Other Rights Principles
Revised July 2012
CANADIAN OTHER RIGHTS AND DISTRIBUTION PRINCIPLES FOR TELEVISION PROGRAMS AND INTERACTIVE CROSS-PLATFORM CONTENT
For the purpose of investment by the Funds, the definition of a Canadian Broadcast Right shall be defined as follows:
Canadian Broadcast Right is defined as the telecast of the program on a CRTC regulated television system, whether on a traditional scheduled broadcaster or a VOD service.
All “Other Rights” must be defined separately and valued separately within the broadcast agreement.
The Funds have agreed on the following fundamental principles for rights being acquired by Canadian broadcasters for television programs:
Canadian Broadcast Agreements
1. Canadian broadcasters may only acquire Canadian rights.
2. The licence fee paid for the Canadian Broadcast Right must be clearly separate from any amounts paid for any Other Rights being acquired by the broadcaster, including the rights to the interactive content and distribution rights, if any.
3. If the broadcaster licences or acquires any of the Other Rights, the Funds expect to participate in the revenues for such Other Rights as outlined below. For greater clarity, the Funds do not expect to participate in advertising revenue for television programs.
4. If distribution rights are granted to the broadcaster, such rights will be subject to industry standard distribution fee and expense caps with the requirement of revenue reporting and revenue remittance to the producer as required by any other Canadian distributor.
5. The licence agreement cannot:
restrict the producers ability to exploit any non-Canadian rights;
restrict the producers ability to exploit the Other Rights in Canada that the broadcaster does not licence or acquire; nor
include co-terminous rights.
1. Other Rights include but are not limited to:
Paid internet broadcast/distribution;
Paid mobile/wireless distribution (not through the internet); and
Electronic sell through and/or electronic rental (iTunes, broadcaster websites, etc.).
2. Broadcaster revenue participation in the Other Rights is limited to 50% of the gross revenues, in aggregate.
3. The revenue share will be calculated from revenues actually received by the broadcaster for the Other Rights (gross receipts less reasonable and verifiable third party deductions only, such as iTunes fees).
4. The amount paid by a broadcaster to licence the Other Rights may be considered an advance against future revenues for those rights. The broadcaster may recover this advance and then a revenue share with producer is expected.
5. Should the broadcaster acquire any Other Rights on an exclusive basis, such rights must be made available to the audience within twelve months following the first air date of the program (if a series then from the first air date of the first episode) or such rights will then become non-exclusive with producer.

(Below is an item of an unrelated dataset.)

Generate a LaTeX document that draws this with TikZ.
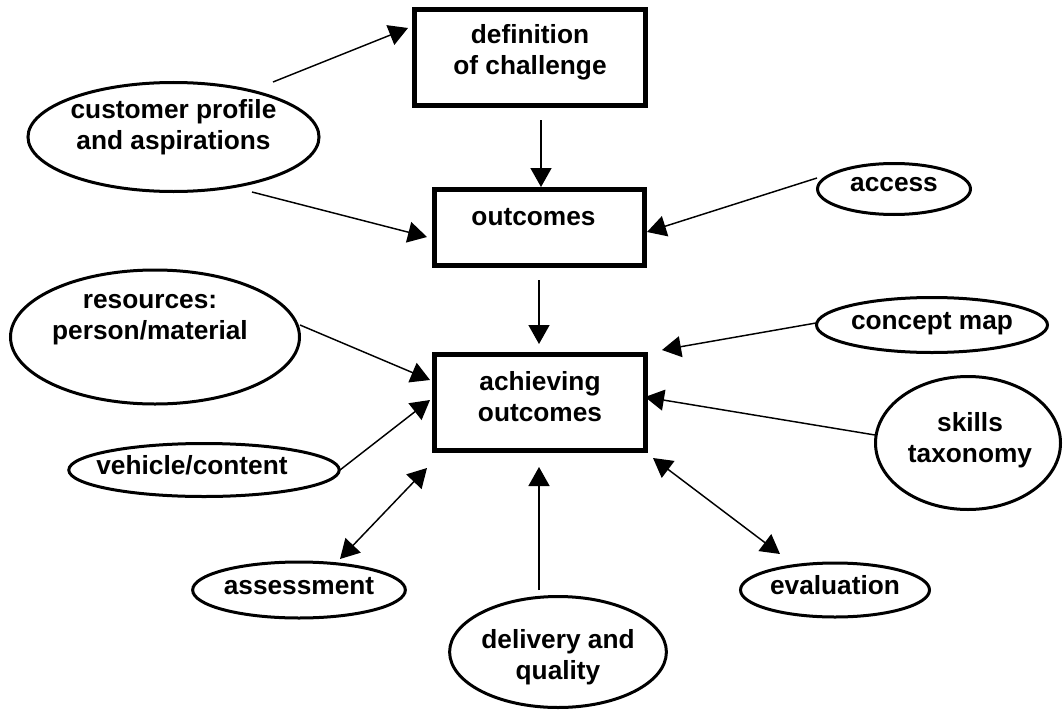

1. Distribution Rights include but are not limited to:
Home entertainment distribution (DVD/Blu Ray or other compact video device);
Theatrical distribution of the television program;
Non-theatrical distribution (educational, airline); and
Subsidiary rights including, but not limited to, merchandising, derivative and format rights.
2. Should the broadcaster acquire Distribution Rights, the broadcaster will need to assume the role of a distributor with industry standard distribution fee and expense caps with no further revenue share, and have the requirement to report and remit revenue to the producer.
3. The amount paid to acquire the Distribution Rights will be considered a distribution advance as per industry standards.
4. Distribution Rights acquired by a broadcaster must be made available to the public within one year of delivery of the television program to the broadcaster, or such rights will revert back to the producer without restriction.
1. In the event that a broadcaster receives a revenue share from rights that are not licenced by the broadcaster (i.e a percentage of Canadian merchandising revenue), such revenue share must be after recoupment by all parties and out of producer’s share of the revenues.
2. Revenue share can be only from Canadian revenue and not international revenue.
In respect to digital/interactive content based on a television program, the Funds will expect the following terms in the agreements with broadcasters for such content:
1. Broadcasters may negotiate non-exclusive or exclusive rights to the interactive property during the term of its television licence in Canada. A licence fee or 50:50 revenue share for these rights must be negotiated with the producer and agreed to by the respective Fund.
2. Upon the expiry of the term of the licence, and licence extensions if any, the producer shall have the right to exploit the interactive rights in Canada.
3. If exclusive rights to the interactive project are not exploited by the broadcaster within twelve months of the first air date of the program (if a series then from the first air date of the first episode), then the producer may subsequently exploit these rights on a non-exclusive basis.
4. If equity investment is provided by a Fund, an appropriate participation in the revenues generated from the digital/interactive content is expected, subject to the agreements made with other funders.
The Funds will consider reasonable variations to the above Television Program and Digital/Interactive Content terms with Canadian broadcasters if such arrangement enhances the exploitation of the program as well as the Funds’ recoupment.
The Funds will review these principles from time to time and modify as required.